Dr. Barrot Lambdin, Pangaea's Director of Implementation Science, was lead author of Patient Volume, Human Resource Levels, and Attrition From HIV Treatment Programs in Central Mozambique published in JAIDS in July 2011.
Lambdin, Barrot H PhD, MPH; Micek, Mark A MD, MPH; Koepsell, Thomas D MD, MPH; Hughes, James P PhD, MS; Sherr, Kenneth PhD, MPH; Pfeiffer, James PhD, MPH; Karagianis, Marina MBChB; Lara, Joseph MPH; Gloyd, Stephen S MD, MPH; Stergachis, Andy PhD, MS
JAIDS Journal of Acquired Immune Deficiency Syndromes:
1 July 2011 - Volume 57 - Issue 3 - pp e33-e39
Implementation and Operational Research: Epidemiology and Prevention
Full text of article available here.
Introduction: Human resource shortages are viewed as one of the primary obstacles to provide effective services to growing patient populations receiving antiretroviral therapy (ART) and to expand ART access further. We examined the relationship of patient volume, human resource levels, and patient characteristics with attrition from HIV treatment programs in central Mozambique.

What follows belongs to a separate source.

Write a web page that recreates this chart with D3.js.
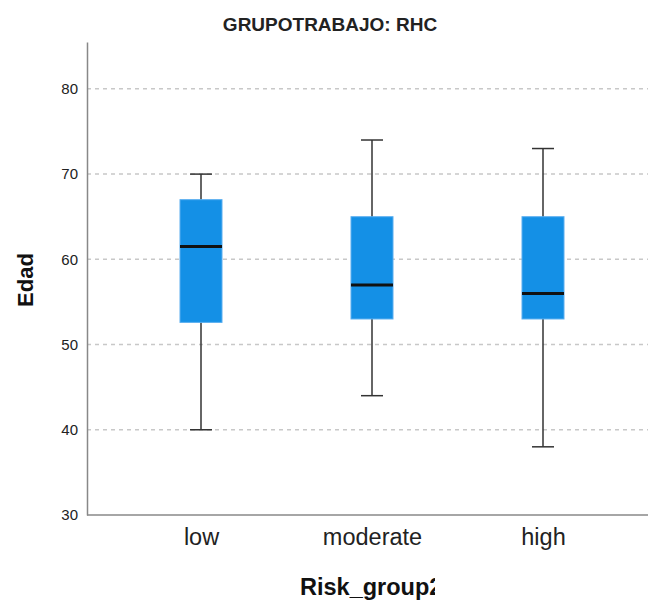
<!DOCTYPE html>
<html>
<head>
<meta charset="utf-8">
<script src="https://cdn.jsdelivr.net/npm/d3@7"></script>
<style>
  body { margin: 0; background: #fff; }
  text { font-family: "Liberation Sans", Arial, sans-serif; }
</style>
</head>
<body>
<div class="chart"></div>
<script>
// values
const groups = ["low", "moderate", "high"];
const whiskerLow = [40, 44, 38];
const q1 = [52.6, 53, 53];
const median = [61.5, 57, 56];
const q3 = [67, 65, 65];
const whiskerHigh = [70, 74, 73];
const yTicks = [30, 40, 50, 60, 70, 80];

const data = groups.map((g, i) => ({
    group: g, lo: whiskerLow[i], q1: q1[i], med: median[i], q3: q3[i], hi: whiskerHigh[i]
}));

const W = 650, H = 603;
const margin = {top: 42, left: 87, right: 2, bottom: 88};
const width = W - margin.left - margin.right;
const height = H - margin.top - margin.bottom;

const svg = d3.select(".chart").append("svg")
    .attr("width", W)
    .attr("height", H);

// box centres sit a little left of equal thirds
const x = d3.scalePoint()
    .domain(groups)
    .range([114, 456]);

const y = d3.scaleLinear()
    .domain([30, 85.5])
    .range([height, 0]);

const g = svg.append("g")
    .attr("transform", `translate(${margin.left},${margin.top})`);

// dashed grid
g.selectAll(".grid")
    .data(yTicks.filter(d => d > 30))
    .enter()
    .append("line")
    .attr("x1", 0)
    .attr("x2", width)
    .attr("y1", d => y(d))
    .attr("y2", d => y(d))
    .attr("stroke", "#c8c8c8")
    .attr("stroke-width", 1.5)
    .attr("stroke-dasharray", "4,4");

// y axis
const yAxis = d3.axisLeft(y).tickValues(yTicks).tickSize(0).tickPadding(9);
g.append("g")
    .call(yAxis)
    .call(a => a.select(".domain").attr("stroke", "#888").attr("stroke-width", 1.5))
    .selectAll("text")
    .attr("font-size", 15)
    .attr("fill", "#222");

// x axis
const xAxis = d3.axisBottom(x).tickSize(0).tickPadding(13);
g.append("g")
    .attr("transform", `translate(0,${height})`)
    .call(xAxis)
    .call(a => a.select(".domain").attr("stroke", "#888").attr("stroke-width", 1.5)
        .attr("d", `M0,0H${width}`))
    .selectAll("text")
    .attr("font-size", 23.5)
    .attr("fill", "#222");

const boxW = 42, capW = 22;
const box = g.selectAll(".box")
    .data(data)
    .enter()
    .append("g")
    .attr("transform", d => `translate(${x(d.group)},0)`);

box.append("line")
    .attr("x1", 0).attr("x2", 0)
    .attr("y1", d => y(d.lo))
    .attr("y2", d => y(d.hi))
    .attr("stroke", "#333")
    .attr("stroke-width", 1.5);

box.selectAll(".cap")
    .data(d => [d.lo, d.hi])
    .enter()
    .append("line")
    .attr("x1", -capW / 2).attr("x2", capW / 2)
    .attr("y1", d => y(d)).attr("y2", d => y(d))
    .attr("stroke", "#333")
    .attr("stroke-width", 1.5);

box.append("rect")
    .attr("x", -boxW / 2)
    .attr("width", boxW)
    .attr("y", d => y(d.q3))
    .attr("height", d => y(d.q1) - y(d.q3))
    .attr("fill", "#1490e6")
    .attr("stroke", "#5aaef0")
    .attr("stroke-width", 1);

box.append("line")
    .attr("x1", -boxW / 2).attr("x2", boxW / 2)
    .attr("y1", d => y(d.med)).attr("y2", d => y(d.med))
    .attr("stroke", "#111")
    .attr("stroke-width", 3);

// title
svg.append("text")
    .attr("x", 330)
    .attr("y", 31)
    .attr("text-anchor", "middle")
    .attr("font-size", 19)
    .attr("font-weight", "bold")
    .attr("fill", "#222")
    .text("GRUPOTRABAJO: RHC");

// axis titles
svg.append("defs").append("clipPath")
    .attr("id", "xclip")
    .append("rect")
    .attr("x", 0).attr("y", 560)
    .attr("width", 435).attr("height", 43);

svg.append("text")
    .attr("x", 300)
    .attr("y", 595)
    .attr("font-size", 23.5)
    .attr("font-weight", "bold")
    .attr("fill", "#111")
    .attr("clip-path", "url(#xclip)")
    .text("Risk_group2");

svg.append("text")
    .attr("transform", "translate(33,280) rotate(-90)")
    .attr("text-anchor", "middle")
    .attr("font-size", 22)
    .attr("font-weight", "bold")
    .attr("fill", "#111")
    .text("Edad");
</script>
</body>
</html>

Methods: We conducted a retrospective cohort study of adult, ART-naive, nonpregnant patients who initiated ART between January 2006 and June 2008 in the national HIV care program. Cox proportional hazards models were used to assess the association of patient volume, clinical staff burden, and pharmacy staff burden with attrition, adjusting for patient characteristics.
Results: A total of 11,793 patients from 18 clinics were studied. After adjusting for patient characteristics, patients attending clinics with medium pharmacy staff burden [hazard ratio (HR) = 1.39 (95% CI: 1.07 to 1.80)] and high pharmacy staff burden [HR = 2.09 (95% CI: 1.50 to 2.91)] tended to have a higher risk of attrition (P value for trend: <0.001). Patients attending clinics with higher clinical staff burden did not have a statistically higher risk of attrition. Patients attending clinics with medium patient volume levels [HR = 1.45 (95% CI: 1.04 to 2.04)] and high patient volume levels [HR = 1.41 (95% CI: 1.04 to 1.92)] had a higher risk of attrition, but the trend test was not significant (P = 0.198).
Discussion: Patients attending clinics with higher pharmacy staff burden had a higher risk of attrition. These results highlight a potential area within the health system where interventions could be applied to improve the retention of these patient populations.